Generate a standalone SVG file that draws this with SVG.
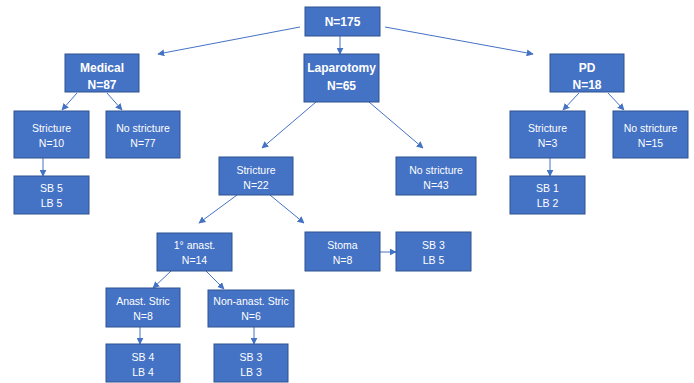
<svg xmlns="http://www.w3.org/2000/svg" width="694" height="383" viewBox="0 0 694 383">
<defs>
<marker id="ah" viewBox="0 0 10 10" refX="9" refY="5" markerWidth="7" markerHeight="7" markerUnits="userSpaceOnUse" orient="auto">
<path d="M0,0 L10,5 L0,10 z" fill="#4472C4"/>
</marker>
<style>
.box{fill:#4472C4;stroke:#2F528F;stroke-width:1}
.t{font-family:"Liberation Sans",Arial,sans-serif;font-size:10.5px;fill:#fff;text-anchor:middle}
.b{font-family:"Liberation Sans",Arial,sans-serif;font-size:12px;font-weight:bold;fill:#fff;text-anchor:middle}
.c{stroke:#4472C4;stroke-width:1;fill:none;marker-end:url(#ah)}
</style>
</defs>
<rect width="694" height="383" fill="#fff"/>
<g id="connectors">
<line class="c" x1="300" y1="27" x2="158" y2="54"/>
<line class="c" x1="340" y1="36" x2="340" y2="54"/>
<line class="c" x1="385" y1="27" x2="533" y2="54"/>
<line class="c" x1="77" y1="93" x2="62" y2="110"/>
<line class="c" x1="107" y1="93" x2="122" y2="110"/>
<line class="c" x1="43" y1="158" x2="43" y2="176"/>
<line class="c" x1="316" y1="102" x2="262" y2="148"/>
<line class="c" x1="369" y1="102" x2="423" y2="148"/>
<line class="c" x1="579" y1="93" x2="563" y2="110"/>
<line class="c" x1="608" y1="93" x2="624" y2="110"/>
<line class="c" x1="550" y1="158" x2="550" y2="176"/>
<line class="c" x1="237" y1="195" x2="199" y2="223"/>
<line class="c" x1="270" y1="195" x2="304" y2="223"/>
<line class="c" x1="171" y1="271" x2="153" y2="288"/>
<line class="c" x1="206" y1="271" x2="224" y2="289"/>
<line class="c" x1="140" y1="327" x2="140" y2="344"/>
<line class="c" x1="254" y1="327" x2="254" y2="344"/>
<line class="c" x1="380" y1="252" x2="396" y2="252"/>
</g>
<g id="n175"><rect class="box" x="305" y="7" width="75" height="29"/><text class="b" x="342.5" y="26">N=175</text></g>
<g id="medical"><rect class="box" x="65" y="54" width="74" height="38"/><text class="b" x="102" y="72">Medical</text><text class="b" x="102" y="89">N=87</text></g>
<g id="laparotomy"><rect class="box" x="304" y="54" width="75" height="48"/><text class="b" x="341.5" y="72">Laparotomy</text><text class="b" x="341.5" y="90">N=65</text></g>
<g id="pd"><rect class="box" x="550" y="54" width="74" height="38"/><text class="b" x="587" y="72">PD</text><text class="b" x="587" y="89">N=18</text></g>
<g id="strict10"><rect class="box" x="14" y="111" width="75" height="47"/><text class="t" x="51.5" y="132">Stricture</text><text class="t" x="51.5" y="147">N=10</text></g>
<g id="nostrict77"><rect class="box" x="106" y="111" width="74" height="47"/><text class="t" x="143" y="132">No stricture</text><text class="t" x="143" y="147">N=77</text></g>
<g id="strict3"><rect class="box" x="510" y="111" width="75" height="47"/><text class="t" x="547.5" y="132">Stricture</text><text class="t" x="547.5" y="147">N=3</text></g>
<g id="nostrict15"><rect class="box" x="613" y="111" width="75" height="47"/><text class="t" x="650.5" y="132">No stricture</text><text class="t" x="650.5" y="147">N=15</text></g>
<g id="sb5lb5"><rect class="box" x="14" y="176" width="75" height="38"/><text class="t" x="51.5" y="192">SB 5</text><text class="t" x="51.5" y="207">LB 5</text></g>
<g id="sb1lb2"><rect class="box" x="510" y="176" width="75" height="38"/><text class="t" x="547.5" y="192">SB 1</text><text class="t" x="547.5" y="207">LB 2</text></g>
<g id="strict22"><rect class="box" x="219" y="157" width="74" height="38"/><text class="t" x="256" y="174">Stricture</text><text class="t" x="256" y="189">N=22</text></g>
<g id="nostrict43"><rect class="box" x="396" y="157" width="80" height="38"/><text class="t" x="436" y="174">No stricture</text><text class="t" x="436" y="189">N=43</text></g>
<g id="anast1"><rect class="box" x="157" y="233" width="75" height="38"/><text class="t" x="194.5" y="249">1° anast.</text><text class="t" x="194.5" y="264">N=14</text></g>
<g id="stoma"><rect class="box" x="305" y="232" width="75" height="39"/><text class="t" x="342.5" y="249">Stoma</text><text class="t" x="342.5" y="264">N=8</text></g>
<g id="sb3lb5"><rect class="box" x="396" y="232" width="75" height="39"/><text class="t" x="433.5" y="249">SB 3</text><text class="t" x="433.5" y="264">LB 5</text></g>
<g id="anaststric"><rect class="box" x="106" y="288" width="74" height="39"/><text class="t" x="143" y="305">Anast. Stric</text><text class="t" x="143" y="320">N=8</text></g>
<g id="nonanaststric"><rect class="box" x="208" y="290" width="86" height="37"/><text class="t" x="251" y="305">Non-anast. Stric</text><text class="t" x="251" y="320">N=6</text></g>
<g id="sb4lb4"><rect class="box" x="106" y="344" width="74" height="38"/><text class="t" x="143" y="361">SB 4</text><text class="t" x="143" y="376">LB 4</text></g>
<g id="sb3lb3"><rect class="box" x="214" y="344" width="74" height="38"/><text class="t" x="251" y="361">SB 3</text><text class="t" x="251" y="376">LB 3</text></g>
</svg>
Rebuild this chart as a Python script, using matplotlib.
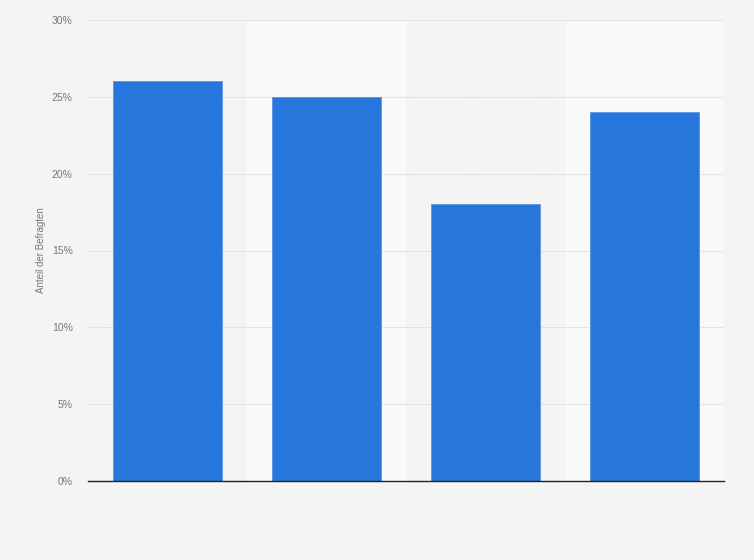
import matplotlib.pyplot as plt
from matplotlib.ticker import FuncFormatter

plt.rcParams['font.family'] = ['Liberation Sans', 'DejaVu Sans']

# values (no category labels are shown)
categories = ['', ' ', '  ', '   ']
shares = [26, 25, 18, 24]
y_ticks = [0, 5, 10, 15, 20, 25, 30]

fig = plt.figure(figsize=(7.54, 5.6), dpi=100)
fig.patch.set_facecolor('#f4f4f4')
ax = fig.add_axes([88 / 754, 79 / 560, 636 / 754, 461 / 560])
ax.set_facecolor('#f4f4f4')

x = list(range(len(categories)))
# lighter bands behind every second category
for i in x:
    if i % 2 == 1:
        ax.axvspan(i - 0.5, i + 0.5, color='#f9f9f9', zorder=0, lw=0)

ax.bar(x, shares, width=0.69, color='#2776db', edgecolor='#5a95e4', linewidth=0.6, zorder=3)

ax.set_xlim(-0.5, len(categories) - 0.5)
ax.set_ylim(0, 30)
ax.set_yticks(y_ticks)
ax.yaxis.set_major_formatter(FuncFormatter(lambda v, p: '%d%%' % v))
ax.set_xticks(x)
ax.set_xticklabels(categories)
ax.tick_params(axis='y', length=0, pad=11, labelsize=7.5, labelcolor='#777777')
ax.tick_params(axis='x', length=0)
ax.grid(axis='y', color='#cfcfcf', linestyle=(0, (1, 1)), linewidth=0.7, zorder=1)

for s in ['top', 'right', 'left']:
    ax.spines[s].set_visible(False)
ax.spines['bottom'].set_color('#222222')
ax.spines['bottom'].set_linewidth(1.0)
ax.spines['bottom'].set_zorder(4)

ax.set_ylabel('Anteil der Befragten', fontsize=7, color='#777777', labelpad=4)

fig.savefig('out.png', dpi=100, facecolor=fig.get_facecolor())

==============================

> **Aim of the exercise**: Reproduce the entries exactly. Do not carry over any picture.

> **Output of the task**:
Generate a standalone SVG file that draws this with SVG.
<svg xmlns="http://www.w3.org/2000/svg" width="694" height="383" viewBox="0 0 694 383">
<defs>
<marker id="ah" viewBox="0 0 10 10" refX="9" refY="5" markerWidth="7" markerHeight="7" markerUnits="userSpaceOnUse" orient="auto">
<path d="M0,0 L10,5 L0,10 z" fill="#4472C4"/>
</marker>
<style>
.box{fill:#4472C4;stroke:#2F528F;stroke-width:1}
.t{font-family:"Liberation Sans",Arial,sans-serif;font-size:10.5px;fill:#fff;text-anchor:middle}
.b{font-family:"Liberation Sans",Arial,sans-serif;font-size:12px;font-weight:bold;fill:#fff;text-anchor:middle}
.c{stroke:#4472C4;stroke-width:1;fill:none;marker-end:url(#ah)}
</style>
</defs>
<rect width="694" height="383" fill="#fff"/>
<g id="connectors">
<line class="c" x1="300" y1="27" x2="158" y2="54"/>
<line class="c" x1="340" y1="36" x2="340" y2="54"/>
<line class="c" x1="385" y1="27" x2="533" y2="54"/>
<line class="c" x1="77" y1="93" x2="62" y2="110"/>
<line class="c" x1="107" y1="93" x2="122" y2="110"/>
<line class="c" x1="43" y1="158" x2="43" y2="176"/>
<line class="c" x1="316" y1="102" x2="262" y2="148"/>
<line class="c" x1="369" y1="102" x2="423" y2="148"/>
<line class="c" x1="579" y1="93" x2="563" y2="110"/>
<line class="c" x1="608" y1="93" x2="624" y2="110"/>
<line class="c" x1="550" y1="158" x2="550" y2="176"/>
<line class="c" x1="237" y1="195" x2="199" y2="223"/>
<line class="c" x1="270" y1="195" x2="304" y2="223"/>
<line class="c" x1="171" y1="271" x2="153" y2="288"/>
<line class="c" x1="206" y1="271" x2="224" y2="289"/>
<line class="c" x1="140" y1="327" x2="140" y2="344"/>
<line class="c" x1="254" y1="327" x2="254" y2="344"/>
<line class="c" x1="380" y1="252" x2="396" y2="252"/>
</g>
<g id="n175"><rect class="box" x="305" y="7" width="75" height="29"/><text class="b" x="342.5" y="26">N=175</text></g>
<g id="medical"><rect class="box" x="65" y="54" width="74" height="38"/><text class="b" x="102" y="72">Medical</text><text class="b" x="102" y="89">N=87</text></g>
<g id="laparotomy"><rect class="box" x="304" y="54" width="75" height="48"/><text class="b" x="341.5" y="72">Laparotomy</text><text class="b" x="341.5" y="90">N=65</text></g>
<g id="pd"><rect class="box" x="550" y="54" width="74" height="38"/><text class="b" x="587" y="72">PD</text><text class="b" x="587" y="89">N=18</text></g>
<g id="strict10"><rect class="box" x="14" y="111" width="75" height="47"/><text class="t" x="51.5" y="132">Stricture</text><text class="t" x="51.5" y="147">N=10</text></g>
<g id="nostrict77"><rect class="box" x="106" y="111" width="74" height="47"/><text class="t" x="143" y="132">No stricture</text><text class="t" x="143" y="147">N=77</text></g>
<g id="strict3"><rect class="box" x="510" y="111" width="75" height="47"/><text class="t" x="547.5" y="132">Stricture</text><text class="t" x="547.5" y="147">N=3</text></g>
<g id="nostrict15"><rect class="box" x="613" y="111" width="75" height="47"/><text class="t" x="650.5" y="132">No stricture</text><text class="t" x="650.5" y="147">N=15</text></g>
<g id="sb5lb5"><rect class="box" x="14" y="176" width="75" height="38"/><text class="t" x="51.5" y="192">SB 5</text><text class="t" x="51.5" y="207">LB 5</text></g>
<g id="sb1lb2"><rect class="box" x="510" y="176" width="75" height="38"/><text class="t" x="547.5" y="192">SB 1</text><text class="t" x="547.5" y="207">LB 2</text></g>
<g id="strict22"><rect class="box" x="219" y="157" width="74" height="38"/><text class="t" x="256" y="174">Stricture</text><text class="t" x="256" y="189">N=22</text></g>
<g id="nostrict43"><rect class="box" x="396" y="157" width="80" height="38"/><text class="t" x="436" y="174">No stricture</text><text class="t" x="436" y="189">N=43</text></g>
<g id="anast1"><rect class="box" x="157" y="233" width="75" height="38"/><text class="t" x="194.5" y="249">1° anast.</text><text class="t" x="194.5" y="264">N=14</text></g>
<g id="stoma"><rect class="box" x="305" y="232" width="75" height="39"/><text class="t" x="342.5" y="249">Stoma</text><text class="t" x="342.5" y="264">N=8</text></g>
<g id="sb3lb5"><rect class="box" x="396" y="232" width="75" height="39"/><text class="t" x="433.5" y="249">SB 3</text><text class="t" x="433.5" y="264">LB 5</text></g>
<g id="anaststric"><rect class="box" x="106" y="288" width="74" height="39"/><text class="t" x="143" y="305">Anast. Stric</text><text class="t" x="143" y="320">N=8</text></g>
<g id="nonanaststric"><rect class="box" x="208" y="290" width="86" height="37"/><text class="t" x="251" y="305">Non-anast. Stric</text><text class="t" x="251" y="320">N=6</text></g>
<g id="sb4lb4"><rect class="box" x="106" y="344" width="74" height="38"/><text class="t" x="143" y="361">SB 4</text><text class="t" x="143" y="376">LB 4</text></g>
<g id="sb3lb3"><rect class="box" x="214" y="344" width="74" height="38"/><text class="t" x="251" y="361">SB 3</text><text class="t" x="251" y="376">LB 3</text></g>
</svg>
Rebuild this chart as a Python script, using matplotlib.
import matplotlib.pyplot as plt
from matplotlib.ticker import FuncFormatter

plt.rcParams['font.family'] = ['Liberation Sans', 'DejaVu Sans']

# values (no category labels are shown)
categories = ['', ' ', '  ', '   ']
shares = [26, 25, 18, 24]
y_ticks = [0, 5, 10, 15, 20, 25, 30]

fig = plt.figure(figsize=(7.54, 5.6), dpi=100)
fig.patch.set_facecolor('#f4f4f4')
ax = fig.add_axes([88 / 754, 79 / 560, 636 / 754, 461 / 560])
ax.set_facecolor('#f4f4f4')

x = list(range(len(categories)))
# lighter bands behind every second category
for i in x:
    if i % 2 == 1:
        ax.axvspan(i - 0.5, i + 0.5, color='#f9f9f9', zorder=0, lw=0)

ax.bar(x, shares, width=0.69, color='#2776db', edgecolor='#5a95e4', linewidth=0.6, zorder=3)

ax.set_xlim(-0.5, len(categories) - 0.5)
ax.set_ylim(0, 30)
ax.set_yticks(y_ticks)
ax.yaxis.set_major_formatter(FuncFormatter(lambda v, p: '%d%%' % v))
ax.set_xticks(x)
ax.set_xticklabels(categories)
ax.tick_params(axis='y', length=0, pad=11, labelsize=7.5, labelcolor='#777777')
ax.tick_params(axis='x', length=0)
ax.grid(axis='y', color='#cfcfcf', linestyle=(0, (1, 1)), linewidth=0.7, zorder=1)

for s in ['top', 'right', 'left']:
    ax.spines[s].set_visible(False)
ax.spines['bottom'].set_color('#222222')
ax.spines['bottom'].set_linewidth(1.0)
ax.spines['bottom'].set_zorder(4)

ax.set_ylabel('Anteil der Befragten', fontsize=7, color='#777777', labelpad=4)

fig.savefig('out.png', dpi=100, facecolor=fig.get_facecolor())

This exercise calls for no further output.